Again in response to dr. lisa, I do think it's pertinent to basic science and benchwork as much as to applied science. Women think differently, and while I believe that's due to both nature and nurture, I think it's valuable and that smart scientists - even some old white guys- know this is the kind of diversity we need if we're going to make any progress at all.
In terms of expecting dead white guys to get it? I do expect that they should have gotten it. I still read some of their stuff, as much as I can stomach (the massively overwrought writing style you philosophers condone doesn't help).

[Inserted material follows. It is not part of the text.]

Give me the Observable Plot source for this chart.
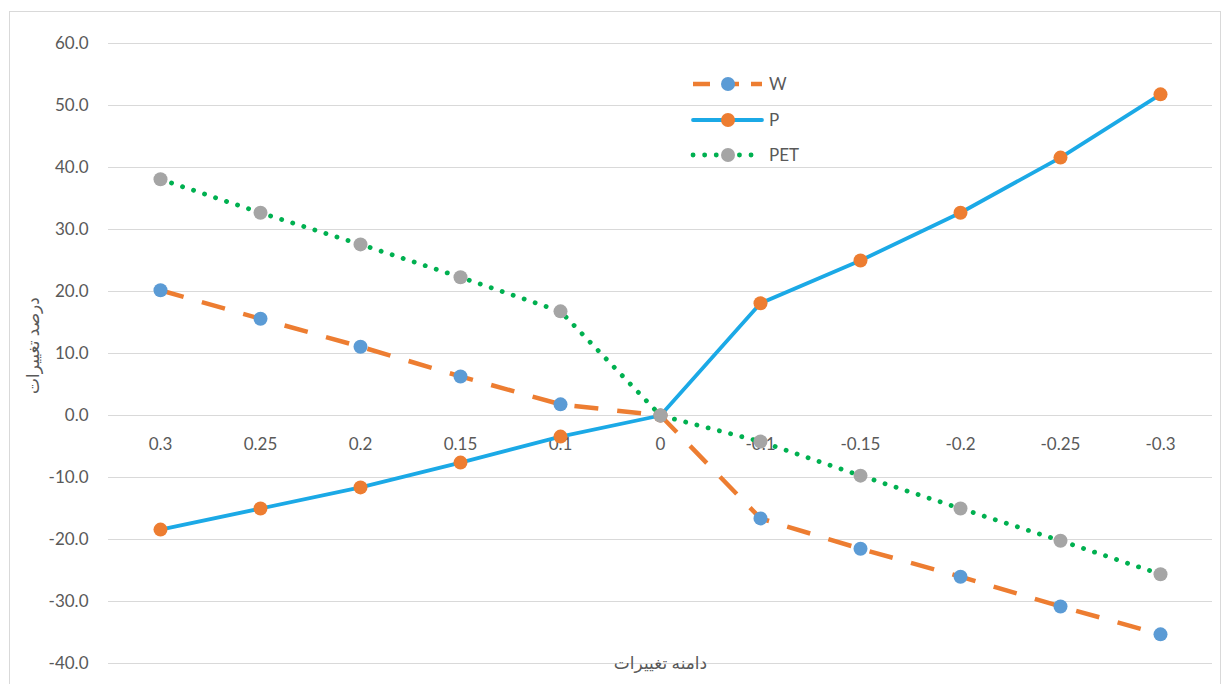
<!DOCTYPE html>
<html>
<head>
<meta charset="utf-8">
<script src="https://cdn.jsdelivr.net/npm/d3@7"></script>
<script src="https://cdn.jsdelivr.net/npm/@observablehq/plot@0.6"></script>
<style>
  html, body { margin: 0; padding: 0; background: #fff; }
  #wrap { position: relative; width: 1224px; height: 684px; overflow: hidden; }
  #frame { position: absolute; left: 9px; top: 11px; width: 1212px; height: 690px; border: 1px solid #d9d9d9; box-sizing: border-box; }
  #chart { position: absolute; left: 0; top: 0; }
  #legend { position: absolute; left: 0; top: 0; pointer-events: none; }
  #legend text { font-family: Lato, "DejaVu Sans", sans-serif; font-size: 17px; fill: #595959; }
</style>
</head>
<body>
<div id="wrap">
  <div id="frame"></div>
  <div id="chart"></div>
  <svg id="legend" width="1224" height="684"></svg>
</div>
<script>
const categories = ["0.3", "0.25", "0.2", "0.15", "0.1", "0", "-0.1", "-0.15", "-0.2", "-0.25", "-0.3"];
const wValues   = [20.2, 15.6, 11.1, 6.3, 1.8, 0, -16.6, -21.5, -26.0, -30.8, -35.3];
const pValues   = [-18.4, -15.0, -11.6, -7.6, -3.4, 0, 18.1, 25.0, 32.7, 41.6, 51.8];
const petValues = [38.1, 32.7, 27.6, 22.3, 16.8, 0, -4.2, -9.7, -15.0, -20.2, -25.6];
const yTicks = [-40, -30, -20, -10, 0, 10, 20, 30, 40, 50, 60];
const yTitle = "درصد تغییرات";
const xTitle = "دامنه تغییرات";

const series = [
  {name: "W",   values: wValues,   line: "#ED7D31", marker: "#5B9BD5", dash: "24,19", cap: "butt", width: 4.5},
  {name: "P",   values: pValues,   line: "#1BA9E6", marker: "#ED7D31", dash: null,    cap: "round", width: 3.8},
  {name: "PET", values: petValues, line: "#00B050", marker: "#A5A5A5", dash: "0.1,11.5", cap: "round", width: 4.8}
];

const rows = s => categories.map((c, i) => ({x: c, y: s.values[i]}));

const marks = [
  Plot.gridY(yTicks, {stroke: "#d9d9d9", strokeOpacity: 1, strokeWidth: 1}),
  Plot.axisY(yTicks, {tickSize: 0, tickPadding: 20, tickFormat: d => d.toFixed(1), fontSize: 17, fill: "#595959", label: null}),
  Plot.text(categories, {x: d => d, y: () => 0, dy: 29, fontSize: 17, fill: "#595959"}),
  Plot.text([yTitle], {frameAnchor: "left", textAnchor: "middle", lineAnchor: "middle", dx: -75, dy: -8, rotate: -90, fontSize: 17, fill: "#595959"}),
  Plot.text([xTitle], {frameAnchor: "bottom", lineAnchor: "middle", dy: 0, fontSize: 17, fill: "#595959"})
];
for (const s of series) {
  marks.push(Plot.line(rows(s), {x: "x", y: "y", stroke: s.line, strokeWidth: s.width, strokeDasharray: s.dash, strokeLinecap: s.cap, strokeLinejoin: "round"}));
  marks.push(Plot.dot(rows(s), {x: "x", y: "y", r: 7, fill: s.marker, stroke: "none"}));
}

const chart = Plot.plot({
  width: 1224,
  height: 684,
  marginLeft: 108,
  marginRight: 12,
  marginTop: 43,
  marginBottom: 21,
  style: {fontFamily: "Lato, 'DejaVu Sans', sans-serif", background: "transparent"},
  x: {type: "point", domain: categories, padding: 0.5, axis: null},
  y: {domain: [-40, 60], axis: null},
  marks
});
document.getElementById("chart").appendChild(chart);

// Legend (inside plot area, top-center)
const lg = d3.select("#legend");
const legendRows = [84, 120, 155];
series.forEach((s, i) => {
  const y = legendRows[i];
  lg.append("line").attr("x1", 693).attr("x2", 762).attr("y1", y).attr("y2", y)
    .attr("stroke", s.line).attr("stroke-width", s.width)
    .attr("stroke-dasharray", s.name === "W" ? "17,12" : s.dash)
    .attr("stroke-linecap", s.cap);
  lg.append("circle").attr("cx", 728).attr("cy", y).attr("r", 7).attr("fill", s.marker);
  lg.append("text").attr("x", 769).attr("y", y).attr("dy", "0.35em").text(s.name);
});
</script>
</body>
</html>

But if they're supposed to be the philosophers of their time, so forward-thinking and all of that... well let's put it this way:
Tell me how Debussy could compose music that was an entire century-or more- ahead of its time, but these dead white philosophers never had the pleasure to talk to a smart little girl and realize she had as much potential as her brother?
We all know that even long before it was okay to be a tomboy, little girls had the questions beaten out of them. So why does everyone pretend like they never asked why thunder is loud, why the sky is blue? Why no one saw it as a good thing when they did?
If you're supposed to be so open-minded, Oh Famous Philosophers Of Olde, how come you didn't consider this a possibility?
Well you could argue that in many cases they didn't interact with their own daughters at all, but that's no excuse. Science fiction writers were largely correct in their predictions for the future, long before there was any evidence what would happen.
A little imagination would help us all.
And while I'm sure it convinces your colleagues that you're brilliant when you show off your vocabulary, and I like big words as much as any avid reader of books, do please consider that most blog readers don't want to have to have to extract your point from layers upon layers of pretentious, convoluted grammatical structures (dr. lisa, I'm talking to you too!).